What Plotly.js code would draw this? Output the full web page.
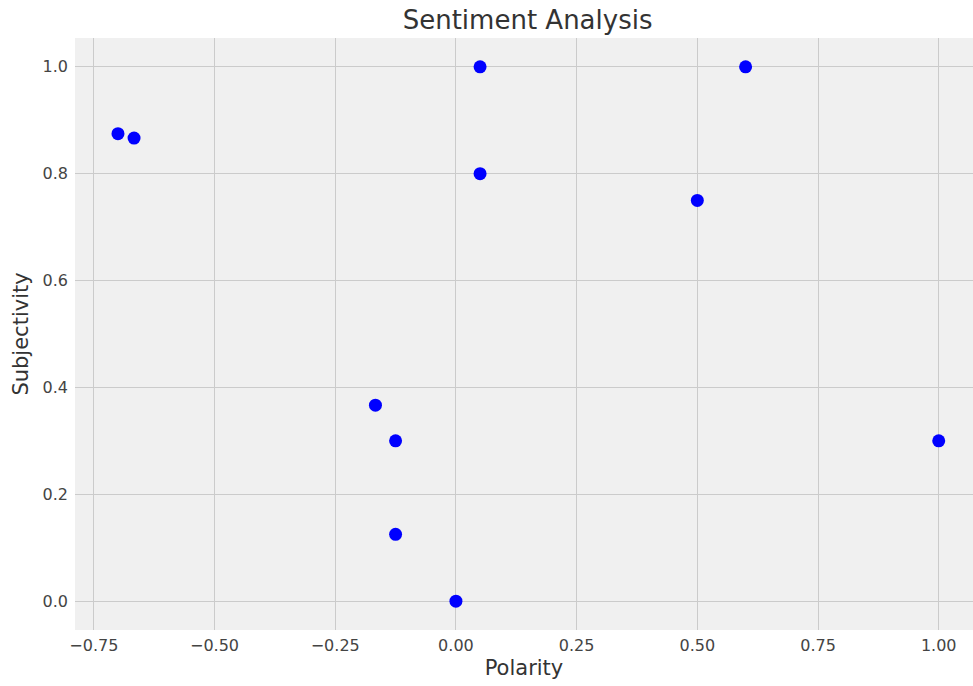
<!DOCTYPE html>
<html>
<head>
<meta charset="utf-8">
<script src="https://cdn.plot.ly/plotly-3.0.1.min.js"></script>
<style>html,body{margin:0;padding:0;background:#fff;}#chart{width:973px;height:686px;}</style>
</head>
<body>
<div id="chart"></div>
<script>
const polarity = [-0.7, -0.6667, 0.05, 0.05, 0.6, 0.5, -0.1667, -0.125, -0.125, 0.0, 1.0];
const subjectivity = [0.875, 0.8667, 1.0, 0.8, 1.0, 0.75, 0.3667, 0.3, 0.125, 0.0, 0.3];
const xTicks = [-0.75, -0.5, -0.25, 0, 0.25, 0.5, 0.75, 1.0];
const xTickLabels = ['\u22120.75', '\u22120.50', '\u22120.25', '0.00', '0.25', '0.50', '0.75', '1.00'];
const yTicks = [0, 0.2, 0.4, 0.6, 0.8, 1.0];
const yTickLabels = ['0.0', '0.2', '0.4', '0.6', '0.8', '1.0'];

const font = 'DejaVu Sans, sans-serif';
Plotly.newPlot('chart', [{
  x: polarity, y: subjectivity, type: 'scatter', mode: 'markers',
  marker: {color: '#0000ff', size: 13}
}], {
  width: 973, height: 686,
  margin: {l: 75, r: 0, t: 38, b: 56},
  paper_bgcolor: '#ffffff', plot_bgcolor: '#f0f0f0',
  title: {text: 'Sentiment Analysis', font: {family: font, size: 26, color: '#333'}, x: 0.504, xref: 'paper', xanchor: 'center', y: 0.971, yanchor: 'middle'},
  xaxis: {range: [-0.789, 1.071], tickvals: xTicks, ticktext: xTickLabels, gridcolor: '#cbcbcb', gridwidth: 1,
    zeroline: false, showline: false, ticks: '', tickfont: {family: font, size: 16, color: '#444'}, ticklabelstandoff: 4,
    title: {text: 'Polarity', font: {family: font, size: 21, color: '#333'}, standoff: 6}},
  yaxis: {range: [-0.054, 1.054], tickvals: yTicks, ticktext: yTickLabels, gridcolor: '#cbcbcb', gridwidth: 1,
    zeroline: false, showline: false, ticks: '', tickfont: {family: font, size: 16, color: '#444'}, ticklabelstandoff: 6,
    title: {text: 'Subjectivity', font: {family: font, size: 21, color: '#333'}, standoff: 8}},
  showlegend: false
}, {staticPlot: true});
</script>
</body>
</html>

○ ○ ○ ○

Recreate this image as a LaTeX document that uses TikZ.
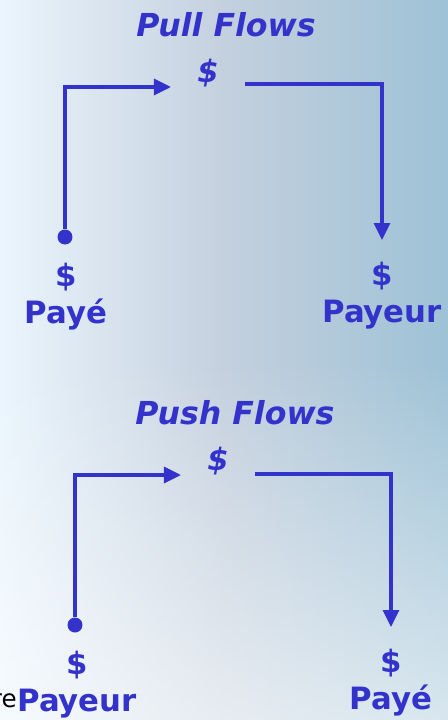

○ ○ ○ ○

SET EXERCISE —
The material above holds pictures; leave them out. Repeat exactly the lines from the one containing "What Plotly.js code" through the one containing "const yTickLabels = ['0.0', '0.2', '0.4', '0.6', '0.8', '1.0'];", and nothing else.

RESPONSE FOR THIS EXERCISE —
What Plotly.js code would draw this? Output the full web page.
<!DOCTYPE html>
<html>
<head>
<meta charset="utf-8">
<script src="https://cdn.plot.ly/plotly-3.0.1.min.js"></script>
<style>html,body{margin:0;padding:0;background:#fff;}#chart{width:973px;height:686px;}</style>
</head>
<body>
<div id="chart"></div>
<script>
const polarity = [-0.7, -0.6667, 0.05, 0.05, 0.6, 0.5, -0.1667, -0.125, -0.125, 0.0, 1.0];
const subjectivity = [0.875, 0.8667, 1.0, 0.8, 1.0, 0.75, 0.3667, 0.3, 0.125, 0.0, 0.3];
const xTicks = [-0.75, -0.5, -0.25, 0, 0.25, 0.5, 0.75, 1.0];
const xTickLabels = ['\u22120.75', '\u22120.50', '\u22120.25', '0.00', '0.25', '0.50', '0.75', '1.00'];
const yTicks = [0, 0.2, 0.4, 0.6, 0.8, 1.0];
const yTickLabels = ['0.0', '0.2', '0.4', '0.6', '0.8', '1.0'];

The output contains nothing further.